Plans by KOLA to purchase, renovate, and develop the properties into a community center, daycare, and senior housing failed when CMS rejected the group’s bid. According to KOLA, CMS wanted the group’s developer to buy the properties for $880,000 in cash and also put up the development funds.
“They (KOLA) never came up with a plan that was financially solvent. They came in offering thousands less than we were looking for,” Boveland said. “We had decided among ourselves to go with KOLA but we needed to get the information in 45 days. KOLA didn’t submit any info for closing. They were never able to prove funds were available to make their plans a reality.
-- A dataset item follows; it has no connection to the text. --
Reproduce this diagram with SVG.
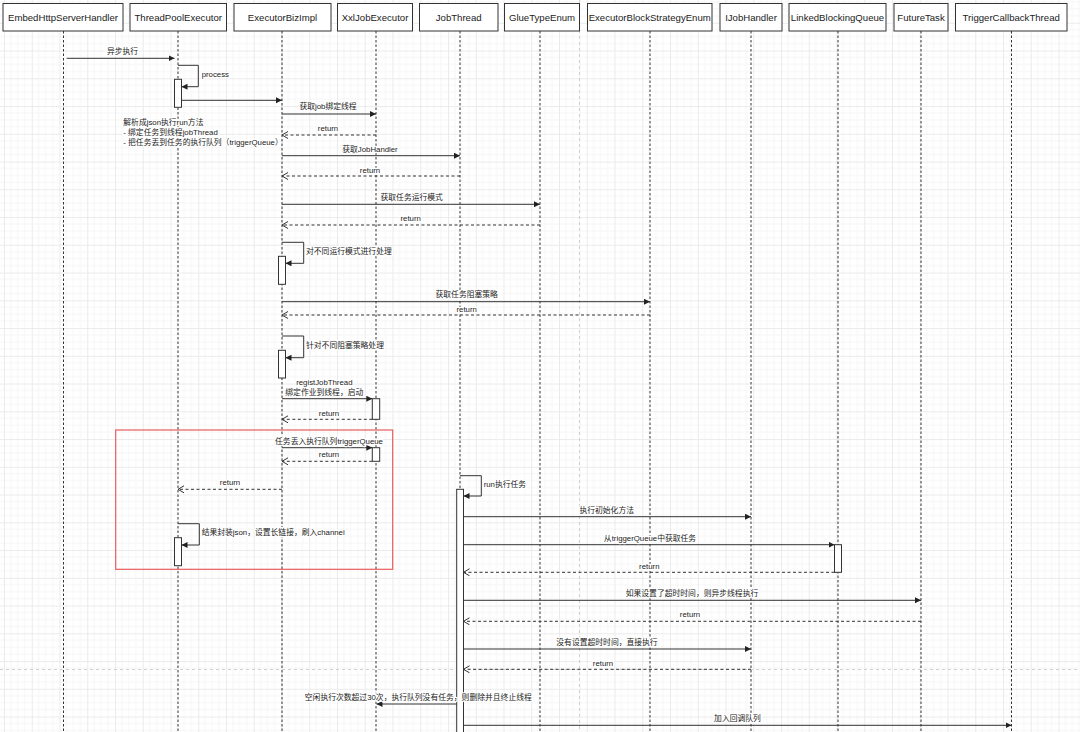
<svg xmlns="http://www.w3.org/2000/svg" width="1080" height="732" viewBox="0 0 1080 732">
<defs>
<pattern id="grid" x="4" y="-4.95" width="27.75" height="27.75" patternUnits="userSpaceOnUse">
<path d="M6.94,0V27.75M13.87,0V27.75M20.81,0V27.75M0,6.94H27.75M0,13.87H27.75M0,20.81H27.75" stroke="#f6f6f6" stroke-width="1" fill="none"/>
<path d="M0.5,0V27.75M0,0.5H27.75" stroke="#ebebeb" stroke-width="1" fill="none"/>
</pattern>
<marker id="fa" markerUnits="userSpaceOnUse" markerWidth="8" markerHeight="8" refX="6" refY="3" orient="auto">
<path d="M0,0L6,3L0,6z" fill="#222"/>
</marker>
<marker id="oa" markerUnits="userSpaceOnUse" markerWidth="10" markerHeight="10" refX="6" refY="3.5" orient="auto">
<path d="M0,0L6,3.5L0,7" fill="none" stroke="#333" stroke-width="1"/>
</marker>
</defs>
<style>
.box{fill:#fff;stroke:#333;stroke-width:1}
.hd{font-family:"Liberation Sans","Noto Sans CJK SC",sans-serif;font-size:9.6px;fill:#222;text-anchor:middle;dominant-baseline:central}
.life{stroke:#333;stroke-width:1;stroke-dasharray:2.5 2;fill:none}
.msg{stroke:#333;stroke-width:1;fill:none;marker-end:url(#fa)}
.ret{stroke:#333;stroke-width:1;fill:none;stroke-dasharray:3 2.5;marker-end:url(#oa)}
.act{fill:#fff;stroke:#333;stroke-width:1}
.lb{font-family:"Liberation Sans","Noto Sans CJK SC",sans-serif;font-size:7.8px;fill:#222;text-anchor:middle;dominant-baseline:central;stroke:#fff;stroke-width:2.5;stroke-linejoin:round;paint-order:stroke}
.ll{text-anchor:start}
.pb{stroke:#cfcfcf;stroke-width:1;stroke-dasharray:3 3;fill:none}
</style>
<rect width="1080" height="732" fill="#fff"/>
<rect width="1080" height="732" fill="url(#grid)"/>
<path class="pb" d="M579.5,0V732M0,669.5H1080"/>

<g id="lifelines">
<path class="life" d="M63.5,31V732M178,31V732M282,31V732M376,31V732M460,31V732M540,31V732M650,31V732M751,31V732M838,31V732M921,31V732M1011.5,31V732"/>
</g>

<g id="n-EmbedHttpServerHandler"><rect class="box" x="3" y="3.5" width="120" height="27.5"/><text class="hd" x="63" y="17.5">EmbedHttpServerHandler</text></g>
<g id="n-ThreadPoolExecutor"><rect class="box" x="130" y="3.5" width="96.5" height="27.5"/><text class="hd" x="178.2" y="17.5">ThreadPoolExecutor</text></g>
<g id="n-ExecutorBizImpl"><rect class="box" x="234" y="3.5" width="97" height="27.5"/><text class="hd" x="282.5" y="17.5">ExecutorBizImpl</text></g>
<g id="n-XxlJobExecutor"><rect class="box" x="337.5" y="3.5" width="75" height="27.5"/><text class="hd" x="375" y="17.5">XxlJobExecutor</text></g>
<g id="n-JobThread"><rect class="box" x="419.5" y="3.5" width="78.5" height="27.5"/><text class="hd" x="458.7" y="17.5">JobThread</text></g>
<g id="n-GlueTypeEnum"><rect class="box" x="504.5" y="3.5" width="75" height="27.5"/><text class="hd" x="542" y="17.5">GlueTypeEnum</text></g>
<g id="n-ExecutorBlockStrategyEnum"><rect class="box" x="587.5" y="3.5" width="124.5" height="27.5"/><text class="hd" x="649.7" y="17.5">ExecutorBlockStrategyEnum</text></g>
<g id="n-IJobHandler"><rect class="box" x="720" y="3.5" width="62" height="27.5"/><text class="hd" x="751" y="17.5">IJobHandler</text></g>
<g id="n-LinkedBlockingQueue"><rect class="box" x="789" y="3.5" width="97" height="27.5"/><text class="hd" x="837.5" y="17.5">LinkedBlockingQueue</text></g>
<g id="n-FutureTask"><rect class="box" x="894" y="3.5" width="54" height="27.5"/><text class="hd" x="921" y="17.5">FutureTask</text></g>
<g id="n-TriggerCallbackThread"><rect class="box" x="955.5" y="3.5" width="111.5" height="27.5"/><text class="hd" x="1011.2" y="17.5">TriggerCallbackThread</text></g>

<g id="n-highlight"><rect x="115.7" y="430" width="277" height="139.3" fill="none" stroke="#e85d5d" stroke-width="1.2"/></g>

<g id="activations">
<rect class="act" x="174.5" y="79.3" width="7" height="28"/>
<rect class="act" x="278.5" y="256.3" width="7" height="28"/>
<rect class="act" x="278.5" y="350.3" width="7" height="27.7"/>
<rect class="act" x="372.3" y="398.7" width="7.4" height="20.6"/>
<rect class="act" x="372.3" y="447.7" width="7.4" height="13.6"/>
<rect class="act" x="174.5" y="537.7" width="7" height="28"/>
<rect class="act" x="456.7" y="489.3" width="6.8" height="250"/>
<rect class="act" x="834.5" y="544.7" width="7" height="27.6"/>
</g>

<g id="connectors">
<path class="msg" d="M66.7,58.3H174.5"/>
<path class="msg" d="M178,65.3H198.3V86.7H181.5"/>
<path class="msg" d="M181.5,100.3H282"/>
<path class="msg" d="M282,114H376"/>
<path class="ret" d="M376,135H282"/>
<path class="msg" d="M282,155.7H460"/>
<path class="ret" d="M460,176H282"/>
<path class="msg" d="M282,204.3H540"/>
<path class="ret" d="M540,225H282"/>
<path class="msg" d="M282,242.3H303.7V263.3H285.5"/>
<path class="msg" d="M282,301.7H650"/>
<path class="ret" d="M650,315H282"/>
<path class="msg" d="M282,336H303.7V357.7H285.5"/>
<path class="msg" d="M282,398.7H372.3"/>
<path class="ret" d="M372.3,419.3H282"/>
<path class="msg" d="M282,447.7H372.3"/>
<path class="ret" d="M372.3,461.3H282"/>
<path class="ret" d="M282,489.3H178"/>
<path class="msg" d="M178,523.7H199.3V545H181.5"/>
<path class="msg" d="M460,475.7H481.3V496H463.5"/>
<path class="msg" d="M463.5,516.7H751"/>
<path class="msg" d="M463.5,544.7H834.5"/>
<path class="ret" d="M834.5,572.3H463.5"/>
<path class="msg" d="M463.5,600.3H921"/>
<path class="ret" d="M921,621.3H463.5"/>
<path class="msg" d="M463.5,649H751"/>
<path class="ret" d="M751,669.3H463.5"/>
<path class="msg" d="M456.7,704H376.5"/>
<path class="msg" d="M463.5,725.3H1011.5"/>
</g>

<g id="labels">
<text class="lb" x="122.5" y="51.7">异步执行</text>
<text class="lb ll" x="201.7" y="74.3">process</text>
<text class="lb" x="328" y="106.7">获取job绑定线程</text>
<text class="lb" x="328" y="128.3">return</text>
<text class="lb ll" x="123.3" y="122.3">解析成json执行run方法</text>
<text class="lb ll" x="123.3" y="132.3">- 绑定任务到线程jobThread</text>
<text class="lb ll" x="123.3" y="142.3">- 把任务丢到任务的执行队列（triggerQueue）</text>
<text class="lb" x="370" y="149">获取JobHandler</text>
<text class="lb" x="370" y="170">return</text>
<text class="lb" x="411.7" y="197.7">获取任务运行模式</text>
<text class="lb" x="410.7" y="218.7">return</text>
<text class="lb ll" x="306" y="251.7">对不同运行模式进行处理</text>
<text class="lb" x="466.7" y="294.3">获取任务阻塞策略</text>
<text class="lb" x="466.7" y="309">return</text>
<text class="lb ll" x="306" y="345">针对不同阻塞策略处理</text>
<text class="lb" x="324.3" y="382.7">registJobThread</text>
<text class="lb" x="324.3" y="392">绑定作业到线程，启动</text>
<text class="lb" x="329" y="413">return</text>
<text class="lb" x="329" y="441">任务丢入执行队列triggerQueue</text>
<text class="lb" x="329" y="454.7">return</text>
<text class="lb" x="230" y="482.3">return</text>
<text class="lb ll" x="201.7" y="532.3">结果封装json，设置长链接，刷入channel</text>
<text class="lb ll" x="483.7" y="484">run执行任务</text>
<text class="lb" x="606.7" y="510.7">执行初始化方法</text>
<text class="lb" x="650" y="538.3">从triggerQueue中获取任务</text>
<text class="lb" x="649.3" y="566">return</text>
<text class="lb" x="692" y="593.7">如果设置了超时时间，则异步线程执行</text>
<text class="lb" x="690" y="614.3">return</text>
<text class="lb" x="607" y="642.3">没有设置超时时间，直接执行</text>
<text class="lb" x="603" y="663">return</text>
<text class="lb" x="418.3" y="697.3">空闲执行次数超过30次，执行队列没有任务，则删除并且终止线程</text>
<text class="lb" x="737.5" y="718.3">加入回调队列</text>
</g>
</svg>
We would have gone with KOLA, even though it was much less than the other bidder agreed to pay.”
Lodrig this month went with KOLA members to remove items from the properties; after a letter from Boveland stating that the purchasers wanted Central’s moveable property taken off the site.
“It’s a big disappointment (the pending sale), Lodrig said, her voice heavy with sadness. Our congregation was all black. It would have been different if no one opposed the sale. But you (blacks who joined the merger) thought it was ok to sell our legacy. You sold our legacy so they could fix up St. Matthew Church and use the profits to benefit yourselves… that’s stealing.”
Lodrig says it is ironic that Boveland, a Thibodaux native, who was not on the Central Board, organized a Black History month concert at CCUCC, for several years before the merger. She expressed disappointment that Brockett, and black members from Central didn’t try to find another way to preserve the church. “They were not justice minded,” she surmised.
KOLA is having a marker made that they will dedicate in honor of Central.
Central Congregational Church was a virtual underground railroad for social and political activism before, during, and after Reconstruction. Some of its founding congregants were Civil War leaders, including Captain James H. Ingraham, Colonel James Lewis, brothers Captain Robert H. Isabelle and Thomas Isabelle, and Cesar and Felix Antoine among others. Lewis, Cesar and Felix Antoine and the Isabelle brothers were among the first African Americans to serve in the Louisiana Legislature. They fought for the right to vote and for integration of public schools.
A waystation for post-Reconstruction civil rights leaders, in 1915, the Central Congrega-tional hosted a citywide banquet for Booker T. Washington. In the 1960s, it housed Freedom Riders, and its members formed the vanguard of political and educational advancement in the Black community.
Several members of Central Congregational Church have been “honored for their dedicated service to the community and to Negro education,” According to the church’s Board minutes. “The Orleans Parish School Board named schools for Mrs. Florence J. Chester, Miss Mary D. Coghill, the Reverend Dunn and Dr. Lord Beaconsfield Landry, Lawrence D. Crocker, Alfred Lawless, James Lewis and Fannie C. Williams. Dillard University named a women’s dormitory for Miss Fannie C. Williams and the new Health and Physical Science Hall for its former president, Dr. Albert W. Dent and Samuel DuBois Cook.”
Many prominent New Orleans natives attended the historic church, including Rev. Andrew Young, who worked with Rev. Dr., Martin Luther King Jr, before becoming Mayor of Atlanta and a U.N. Ambassador. Young was ordained at Central Congregational United Church in Christ. Award-winning trumpeter Terrance Blanchard was also a Central member, among other luminaries who belonged to the historic church.